Transcribe the lines below verbatim, skipping the images.

════════════════

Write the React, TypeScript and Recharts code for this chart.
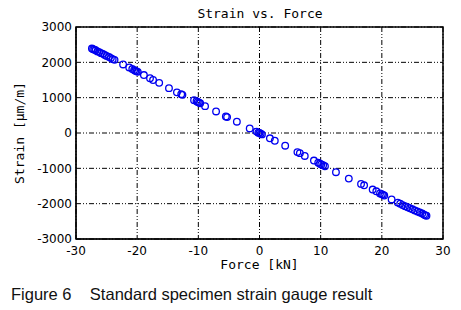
import React from "react";
import {
  ScatterChart,
  Scatter,
  XAxis,
  YAxis,
  CartesianGrid,
  ReferenceArea,
} from "recharts";

const forceKN: number[] = [
  -27.4, -27.2, -27.0, -26.8, -26.5, -26.2, -25.9, -25.6, -25.3, -25.0, -24.6, -24.3, -24.0, -23.7,
  -22.3, -21.3, -20.8, -20.5, -20.3, -20.1, -19.9, -18.9, -17.9, -17.4, -16.4, -14.8, -13.5, -12.8,
  -12.6, -10.7, -10.3, -10.1, -9.9, -9.7, -8.9, -7.1, -5.5, -5.3, -3.7, -1.6, -0.5, -0.2, 0.0, 0.2,
  0.4, 1.7, 2.5, 4.2, 6.2, 6.6, 7.4, 8.9, 9.6, 9.9, 10.1, 10.4, 10.7, 12.5, 14.6, 16.6, 17.1, 18.5,
  19.1, 19.7, 20.0, 20.2, 20.4, 21.6, 22.6, 23.0, 23.4, 23.8, 24.2, 24.6, 25.0, 25.4, 25.8, 26.2,
  26.6, 26.9, 27.1, 27.3,
];

const strainUm: number[] = [
  2390, 2370, 2360, 2340, 2310, 2290, 2260, 2240, 2210, 2180, 2150, 2120, 2090, 2070,
  1940, 1855, 1810, 1780, 1760, 1745, 1730, 1640, 1550, 1500, 1420, 1270, 1150, 1100,
  1080, 930, 900, 880, 860, 840, 760, 610, 470, 450, 320, 130, 40, 10, 0, -20,
  -40, -150, -220, -360, -540, -570, -650, -780, -840, -870, -890, -910, -940, -1110, -1290, -1440, -1480, -1600,
  -1650, -1710, -1730, -1750, -1770, -1880, -1970, -2000, -2040, -2070, -2100, -2130, -2160, -2190, -2220, -2250,
  -2280, -2310, -2330, -2340,
];

const xTicks: number[] = [-30, -20, -10, 0, 10, 20, 30];
const yTicks: number[] = [-3000, -2000, -1000, 0, 1000, 2000, 3000];

const data = forceKN.map((f, i) => ({ force: f, strain: strainUm[i] }));

const mono = "'DejaVu Sans Mono', monospace";
const sans = "'DejaVu Sans', sans-serif";

const OpenCircle = (props: any) => {
  const { cx, cy } = props;
  if (cx == null || cy == null) return null;
  return <circle cx={cx} cy={cy} r={3.3} fill="none" stroke="#0000f0" strokeWidth={1.3} />;
};

export default function App() {
  return (
    <div style={{ position: "absolute", left: 0, top: 0, width: 461, height: 310, background: "#fff" }}>
      <div
        style={{
          position: "absolute",
          left: 0,
          top: 6,
          width: 520,
          textAlign: "center",
          fontFamily: mono,
          fontSize: 13,
          color: "#000",
        }}
      >
        Strain vs. Force
      </div>
      <ScatterChart
        width={461}
        height={280}
        margin={{ top: 27, right: 18, left: 16, bottom: 1 }}
        style={{ position: "absolute", left: 0, top: 0 }}
      >
        <CartesianGrid stroke="#000" strokeDasharray="5 2 1 2 1 2" strokeWidth={1} />
        <XAxis
          type="number"
          dataKey="force"
          domain={[-30, 30]}
          ticks={xTicks}
          height={40}
          tickSize={0}
          tickMargin={7}
          axisLine={{ stroke: "#000" }}
          tick={{ fill: "#000", fontFamily: sans, fontSize: 12 }}
          allowDataOverflow
          label={{
            value: "Force [kN]",
            position: "insideBottom",
            offset: 10,
            style: { fontFamily: mono, fontSize: 13, fill: "#000" },
          }}
        />
        <YAxis
          type="number"
          dataKey="strain"
          domain={[-3000, 3000]}
          ticks={yTicks}
          width={60}
          tickSize={0}
          tickMargin={4}
          axisLine={{ stroke: "#000" }}
          tick={{ fill: "#000", fontFamily: sans, fontSize: 12 }}
          allowDataOverflow
          label={{
            value: "Strain [µm/m]",
            angle: -90,
            position: "insideLeft",
            offset: 3,
            style: { fontFamily: mono, fontSize: 13, fill: "#000", textAnchor: "middle" },
          }}
        />
        <ReferenceArea
          x1={-30}
          x2={30}
          y1={-3000}
          y2={3000}
          fill="none"
          fillOpacity={0}
          stroke="#000"
          strokeWidth={1.5}
          ifOverflow="visible"
        />
        <Scatter data={data} shape={OpenCircle} isAnimationActive={false} />
      </ScatterChart>
      <div
        style={{
          position: "absolute",
          left: 11,
          top: 285,
          fontFamily: "'Liberation Sans', Arial, sans-serif",
          fontSize: 16.5,
          color: "#111",
          whiteSpace: "pre",
        }}
      >
        {"Figure 6    Standard specimen strain gauge result"}
      </div>
    </div>
  );
}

════════════════

*Exercise solution*
Write the React, TypeScript and Recharts code for this chart.
import React from "react";
import {
  ScatterChart,
  Scatter,
  XAxis,
  YAxis,
  CartesianGrid,
  ReferenceArea,
} from "recharts";

const forceKN: number[] = [
  -27.4, -27.2, -27.0, -26.8, -26.5, -26.2, -25.9, -25.6, -25.3, -25.0, -24.6, -24.3, -24.0, -23.7,
  -22.3, -21.3, -20.8, -20.5, -20.3, -20.1, -19.9, -18.9, -17.9, -17.4, -16.4, -14.8, -13.5, -12.8,
  -12.6, -10.7, -10.3, -10.1, -9.9, -9.7, -8.9, -7.1, -5.5, -5.3, -3.7, -1.6, -0.5, -0.2, 0.0, 0.2,
  0.4, 1.7, 2.5, 4.2, 6.2, 6.6, 7.4, 8.9, 9.6, 9.9, 10.1, 10.4, 10.7, 12.5, 14.6, 16.6, 17.1, 18.5,
  19.1, 19.7, 20.0, 20.2, 20.4, 21.6, 22.6, 23.0, 23.4, 23.8, 24.2, 24.6, 25.0, 25.4, 25.8, 26.2,
  26.6, 26.9, 27.1, 27.3,
];

const strainUm: number[] = [
  2390, 2370, 2360, 2340, 2310, 2290, 2260, 2240, 2210, 2180, 2150, 2120, 2090, 2070,
  1940, 1855, 1810, 1780, 1760, 1745, 1730, 1640, 1550, 1500, 1420, 1270, 1150, 1100,
  1080, 930, 900, 880, 860, 840, 760, 610, 470, 450, 320, 130, 40, 10, 0, -20,
  -40, -150, -220, -360, -540, -570, -650, -780, -840, -870, -890, -910, -940, -1110, -1290, -1440, -1480, -1600,
  -1650, -1710, -1730, -1750, -1770, -1880, -1970, -2000, -2040, -2070, -2100, -2130, -2160, -2190, -2220, -2250,
  -2280, -2310, -2330, -2340,
];

const xTicks: number[] = [-30, -20, -10, 0, 10, 20, 30];
const yTicks: number[] = [-3000, -2000, -1000, 0, 1000, 2000, 3000];

const data = forceKN.map((f, i) => ({ force: f, strain: strainUm[i] }));

const mono = "'DejaVu Sans Mono', monospace";
const sans = "'DejaVu Sans', sans-serif";

const OpenCircle = (props: any) => {
  const { cx, cy } = props;
  if (cx == null || cy == null) return null;
  return <circle cx={cx} cy={cy} r={3.3} fill="none" stroke="#0000f0" strokeWidth={1.3} />;
};

export default function App() {
  return (
    <div style={{ position: "absolute", left: 0, top: 0, width: 461, height: 310, background: "#fff" }}>
      <div
        style={{
          position: "absolute",
          left: 0,
          top: 6,
          width: 520,
          textAlign: "center",
          fontFamily: mono,
          fontSize: 13,
          color: "#000",
        }}
      >
        Strain vs. Force
      </div>
      <ScatterChart
        width={461}
        height={280}
        margin={{ top: 27, right: 18, left: 16, bottom: 1 }}
        style={{ position: "absolute", left: 0, top: 0 }}
      >
        <CartesianGrid stroke="#000" strokeDasharray="5 2 1 2 1 2" strokeWidth={1} />
        <XAxis
          type="number"
          dataKey="force"
          domain={[-30, 30]}
          ticks={xTicks}
          height={40}
          tickSize={0}
          tickMargin={7}
          axisLine={{ stroke: "#000" }}
          tick={{ fill: "#000", fontFamily: sans, fontSize: 12 }}
          allowDataOverflow
          label={{
            value: "Force [kN]",
            position: "insideBottom",
            offset: 10,
            style: { fontFamily: mono, fontSize: 13, fill: "#000" },
          }}
        />
        <YAxis
          type="number"
          dataKey="strain"
          domain={[-3000, 3000]}
          ticks={yTicks}
          width={60}
          tickSize={0}
          tickMargin={4}
          axisLine={{ stroke: "#000" }}
          tick={{ fill: "#000", fontFamily: sans, fontSize: 12 }}
          allowDataOverflow
          label={{
            value: "Strain [µm/m]",
            angle: -90,
            position: "insideLeft",
            offset: 3,
            style: { fontFamily: mono, fontSize: 13, fill: "#000", textAnchor: "middle" },
          }}
        />
        <ReferenceArea
          x1={-30}
          x2={30}
          y1={-3000}
          y2={3000}
          fill="none"
          fillOpacity={0}
          stroke="#000"
          strokeWidth={1.5}
          ifOverflow="visible"
        />
        <Scatter data={data} shape={OpenCircle} isAnimationActive={false} />
      </ScatterChart>
      <div
        style={{
          position: "absolute",
          left: 11,
          top: 285,
          fontFamily: "'Liberation Sans', Arial, sans-serif",
          fontSize: 16.5,
          color: "#111",
          whiteSpace: "pre",
        }}
      >
        {"Figure 6    Standard specimen strain gauge result"}
      </div>
    </div>
  );
}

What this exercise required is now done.